### [WRITTEN EXERCISE]
Report every line from the material that contains the word "chart".

### [EXCERPTED DATA]

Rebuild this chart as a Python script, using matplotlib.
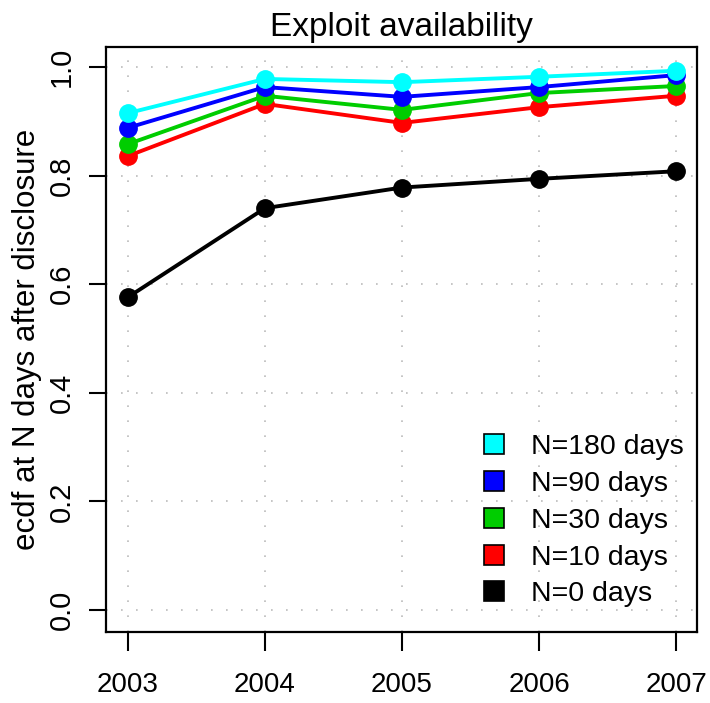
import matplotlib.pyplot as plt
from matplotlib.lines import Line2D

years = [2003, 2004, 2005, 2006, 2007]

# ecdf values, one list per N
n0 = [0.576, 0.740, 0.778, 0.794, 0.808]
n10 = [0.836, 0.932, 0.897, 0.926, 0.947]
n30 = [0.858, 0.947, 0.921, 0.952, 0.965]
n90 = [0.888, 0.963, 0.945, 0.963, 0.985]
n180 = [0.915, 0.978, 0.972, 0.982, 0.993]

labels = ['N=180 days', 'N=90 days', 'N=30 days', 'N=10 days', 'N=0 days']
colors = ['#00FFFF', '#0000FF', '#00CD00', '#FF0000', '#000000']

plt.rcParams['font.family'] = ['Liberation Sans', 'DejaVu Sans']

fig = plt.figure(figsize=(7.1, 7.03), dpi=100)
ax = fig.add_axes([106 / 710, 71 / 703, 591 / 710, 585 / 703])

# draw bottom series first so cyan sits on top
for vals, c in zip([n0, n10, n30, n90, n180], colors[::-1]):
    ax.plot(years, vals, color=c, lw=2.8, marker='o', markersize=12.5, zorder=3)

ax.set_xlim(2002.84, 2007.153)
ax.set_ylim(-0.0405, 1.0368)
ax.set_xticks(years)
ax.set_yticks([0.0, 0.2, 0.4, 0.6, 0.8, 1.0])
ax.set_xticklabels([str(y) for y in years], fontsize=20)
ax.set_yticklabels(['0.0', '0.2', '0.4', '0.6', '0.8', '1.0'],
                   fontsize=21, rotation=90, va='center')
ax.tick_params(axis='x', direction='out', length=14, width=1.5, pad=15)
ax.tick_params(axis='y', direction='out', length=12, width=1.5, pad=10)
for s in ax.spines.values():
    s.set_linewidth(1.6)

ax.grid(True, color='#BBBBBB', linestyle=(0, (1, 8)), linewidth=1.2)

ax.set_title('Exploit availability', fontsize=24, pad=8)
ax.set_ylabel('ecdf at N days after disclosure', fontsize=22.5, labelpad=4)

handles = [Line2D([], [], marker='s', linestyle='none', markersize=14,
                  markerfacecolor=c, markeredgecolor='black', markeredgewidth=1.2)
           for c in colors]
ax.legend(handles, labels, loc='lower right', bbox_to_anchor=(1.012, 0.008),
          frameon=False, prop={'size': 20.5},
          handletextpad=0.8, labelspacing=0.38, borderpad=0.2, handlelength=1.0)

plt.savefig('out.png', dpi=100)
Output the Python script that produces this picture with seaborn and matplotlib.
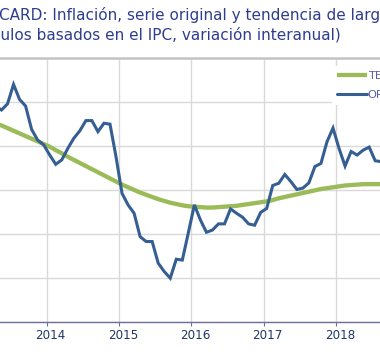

### [ANSWER TO THE PROBLEM]
Rebuild this chart as a Python script, using matplotlib.

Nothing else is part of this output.